[START]

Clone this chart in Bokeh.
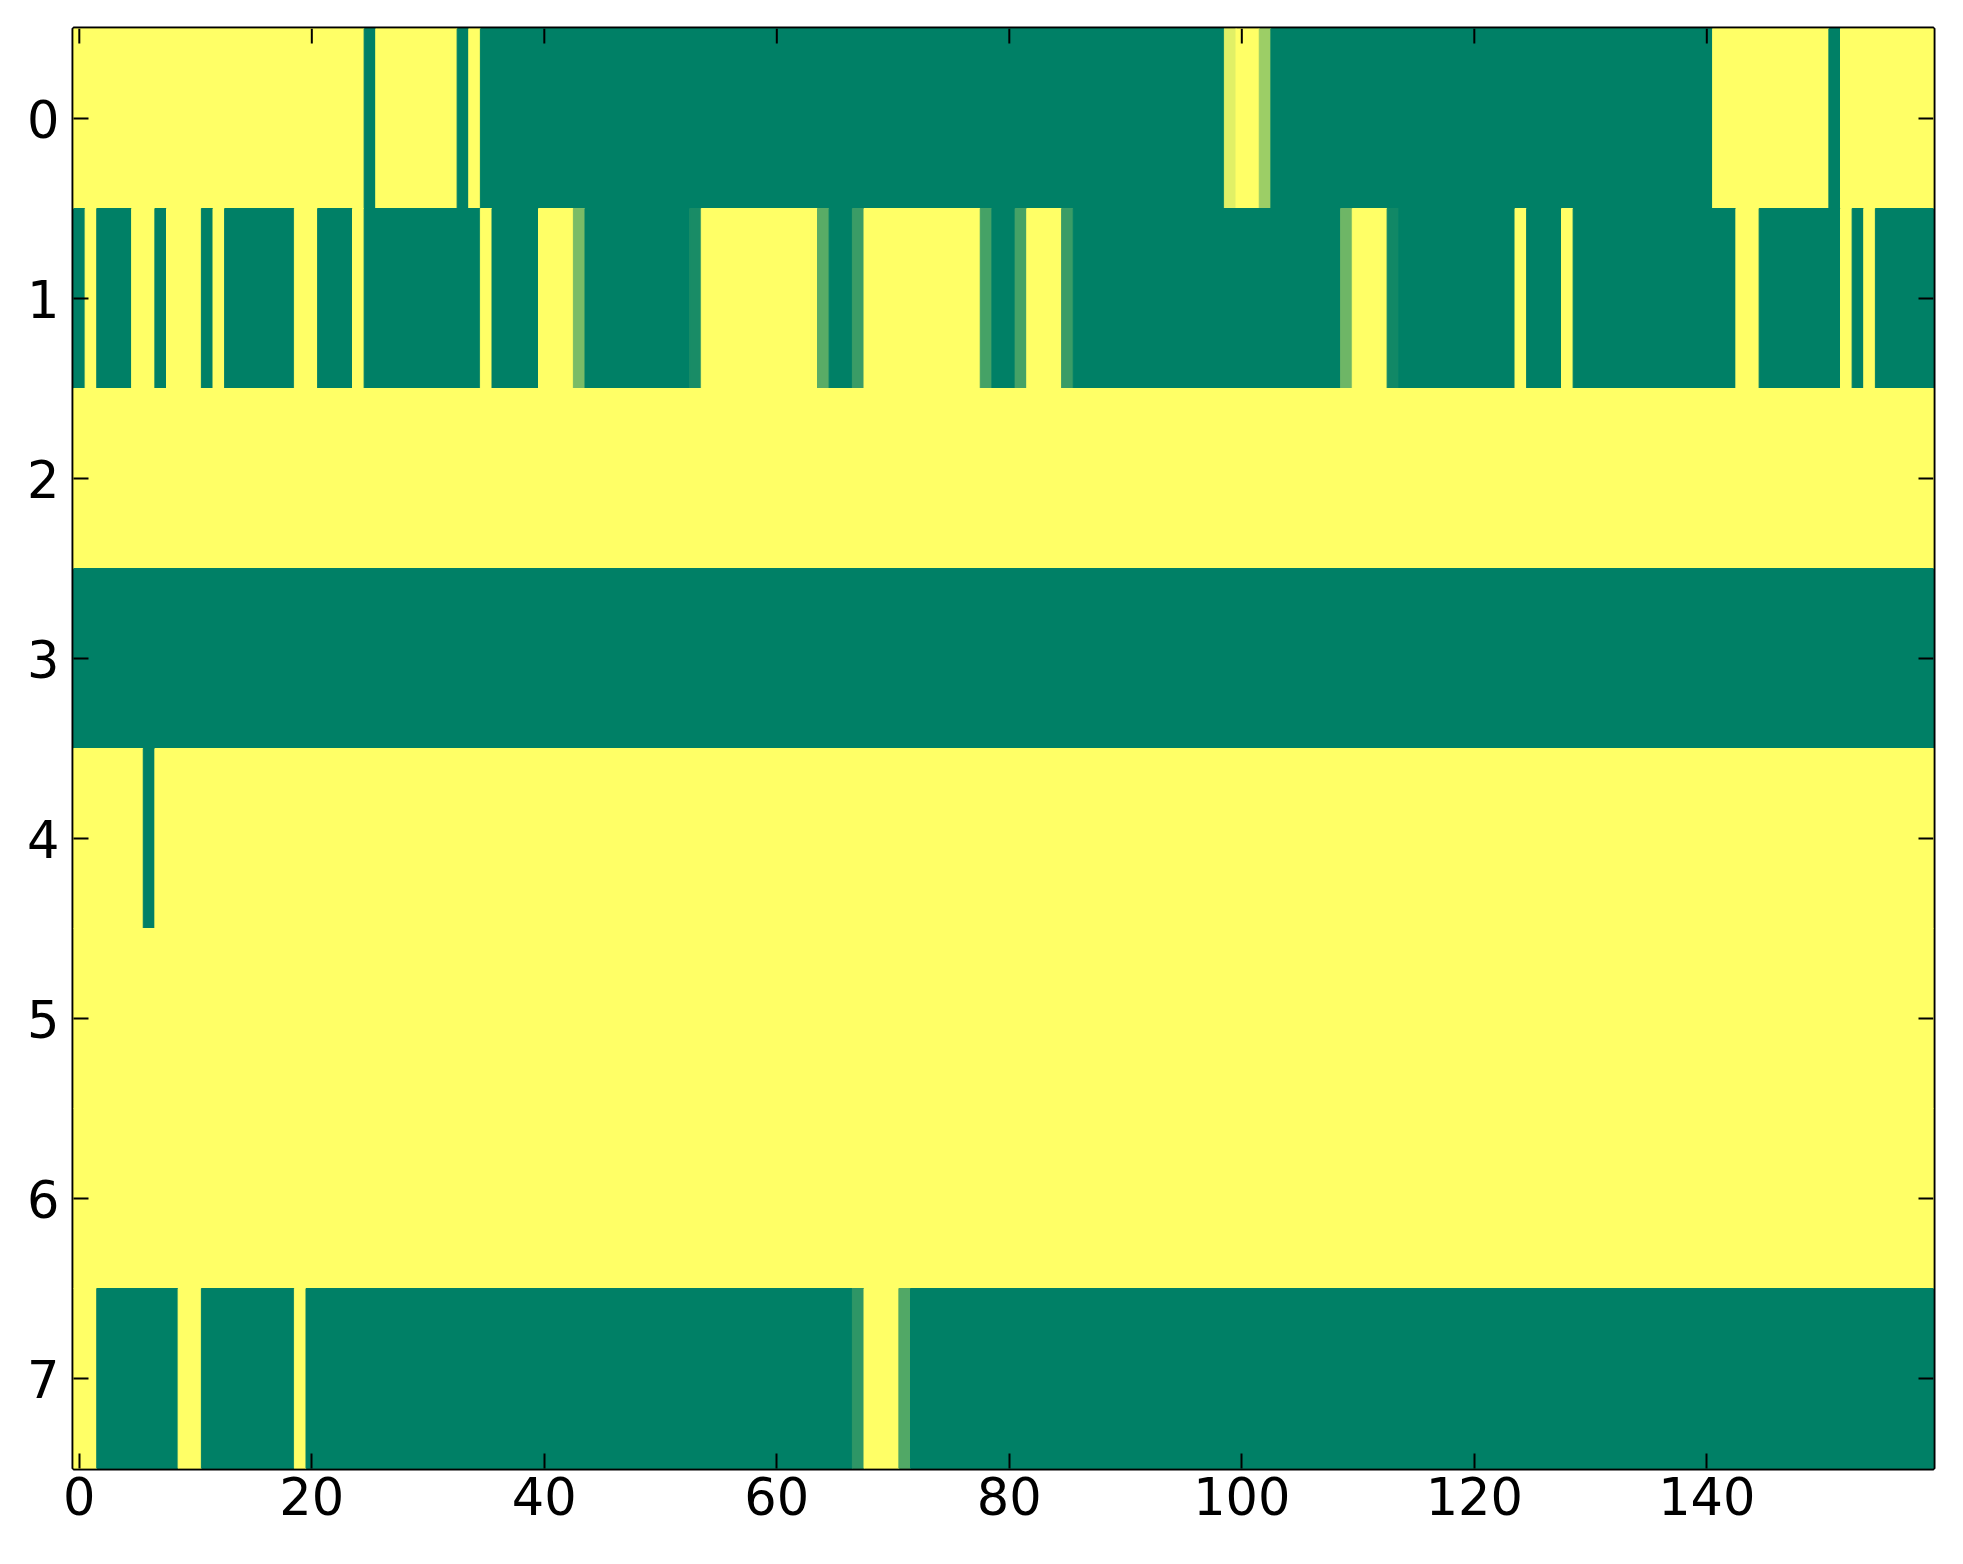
import numpy as np
from bokeh.plotting import figure
from bokeh.models import ColumnDataSource, LinearColorMapper, FixedTicker, Range1d
from bokeh.embed import file_html
from bokeh.resources import INLINE

# each row of the picture as (value, run length) pairs, 160 columns per row
row0 = [(1, 25), (0, 1), (1, 7), (0, 1), (1, 1), (0, 64), (0.88, 1), (1, 2), (0.61, 1),
        (0, 38), (1, 10), (0, 1), (1, 8)]
row1 = [(0, 1), (1, 1), (0, 3), (1, 2), (0, 1), (1, 3), (0, 1), (1, 1), (0, 6), (1, 2),
        (0, 3), (1, 1), (0, 10), (1, 1), (0, 4), (1, 3), (0.48, 1), (0, 9), (0.1, 1),
        (1, 10), (0.35, 1), (0, 2), (0.23, 1), (1, 10), (0.27, 1), (0, 2), (0.27, 1),
        (1, 3), (0.23, 1), (0, 23), (0.43, 1), (1, 3), (0.07, 1), (0, 10), (1, 1), (0, 3),
        (1, 1), (0, 14), (1, 2), (0, 7), (1, 1), (0, 1), (1, 1), (0, 5)]
row2 = [(1, 160)]
row3 = [(0, 160)]
row4 = [(1, 6), (0, 1), (1, 153)]
row5 = [(1, 160)]
row6 = [(1, 160)]
row7 = [(1, 2), (0, 7), (1, 2), (0, 8), (1, 1), (0, 47), (0.18, 1), (1, 3), (0.32, 1), (0, 88)]

rows = [row0, row1, row2, row3, row4, row5, row6, row7]
x_ticks = [0, 20, 40, 60, 80, 100, 120, 140]
y_ticks = [0, 1, 2, 3, 4, 5, 6, 7]
n_cols = 160

FW, FH = 1860, 1440   # frame size in px
TICK = 15             # inward tick length in px

# matplotlib "summer" colormap
def summer(v):
    return "#%02x%02x%02x" % (int(round(255 * v)), int(round(255 * (0.5 + 0.5 * v))), 102)

palette = [summer(i / 255.0) for i in range(256)]
mapper = LinearColorMapper(palette=palette, low=0, high=1)

left, right, top, bottom, val = [], [], [], [], []
for r, runs in enumerate(rows):
    start = 0
    for v, n in runs:
        left.append(start - 0.5)
        right.append(start + n - 0.5)
        top.append(r - 0.5)
        bottom.append(r + 0.5)
        val.append(v)
        start += n

src = ColumnDataSource(dict(left=left, right=right, top=top, bottom=bottom, val=val))

x0, x1 = -0.5, n_cols - 0.5
y0, y1 = -0.5, len(rows) - 0.5

p = figure(frame_width=FW, frame_height=FH,
           x_range=Range1d(x0, x1), y_range=Range1d(y1, y0),
           output_backend="svg", toolbar_location=None,
           min_border_left=73, min_border_right=14, min_border_top=28, min_border_bottom=80)
p.background_fill_color = "white"
p.grid.visible = False
p.outline_line_color = "black"
p.outline_line_width = 4

p.quad(left="left", right="right", top="top", bottom="bottom", source=src,
       fill_color={"field": "val", "transform": mapper},
       line_color={"field": "val", "transform": mapper}, line_width=1)

# inward ticks on the top and right edges (matplotlib classic style)
dy = TICK * (y1 - y0) / FH
dx = TICK * (x1 - x0) / FW
p.segment(x0=x_ticks, y0=[y0] * len(x_ticks), x1=x_ticks, y1=[y0 + dy] * len(x_ticks),
          line_color="black", line_width=2)
p.segment(x0=[x1] * len(y_ticks), y0=y_ticks, x1=[x1 - dx] * len(y_ticks), y1=y_ticks,
          line_color="black", line_width=2)

for ax, ticks in ((p.xaxis[0], x_ticks), (p.yaxis[0], y_ticks)):
    ax.ticker = FixedTicker(ticks=ticks)
    ax.axis_line_color = None
    ax.major_tick_in = TICK
    ax.major_tick_out = 0
    ax.major_tick_line_width = 2
    ax.major_tick_line_color = "black"
    ax.minor_tick_line_color = None
    ax.major_label_text_font = "DejaVu Sans"
    ax.major_label_text_color = "black"
    ax.major_label_text_font_size = "51px"

p.xaxis[0].major_label_standoff = 8
p.yaxis[0].major_label_standoff = 14

open("out.html", "w").write(file_html(p, INLINE))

[END]

Leave out the pictures and repeat the lines from the start of the material through the line with "(0.32, 1), (0, 88)]", inclusive.

Clone this chart in Bokeh.
import numpy as np
from bokeh.plotting import figure
from bokeh.models import ColumnDataSource, LinearColorMapper, FixedTicker, Range1d
from bokeh.embed import file_html
from bokeh.resources import INLINE

# each row of the picture as (value, run length) pairs, 160 columns per row
row0 = [(1, 25), (0, 1), (1, 7), (0, 1), (1, 1), (0, 64), (0.88, 1), (1, 2), (0.61, 1),
        (0, 38), (1, 10), (0, 1), (1, 8)]
row1 = [(0, 1), (1, 1), (0, 3), (1, 2), (0, 1), (1, 3), (0, 1), (1, 1), (0, 6), (1, 2),
        (0, 3), (1, 1), (0, 10), (1, 1), (0, 4), (1, 3), (0.48, 1), (0, 9), (0.1, 1),
        (1, 10), (0.35, 1), (0, 2), (0.23, 1), (1, 10), (0.27, 1), (0, 2), (0.27, 1),
        (1, 3), (0.23, 1), (0, 23), (0.43, 1), (1, 3), (0.07, 1), (0, 10), (1, 1), (0, 3),
        (1, 1), (0, 14), (1, 2), (0, 7), (1, 1), (0, 1), (1, 1), (0, 5)]
row2 = [(1, 160)]
row3 = [(0, 160)]
row4 = [(1, 6), (0, 1), (1, 153)]
row5 = [(1, 160)]
row6 = [(1, 160)]
row7 = [(1, 2), (0, 7), (1, 2), (0, 8), (1, 1), (0, 47), (0.18, 1), (1, 3), (0.32, 1), (0, 88)]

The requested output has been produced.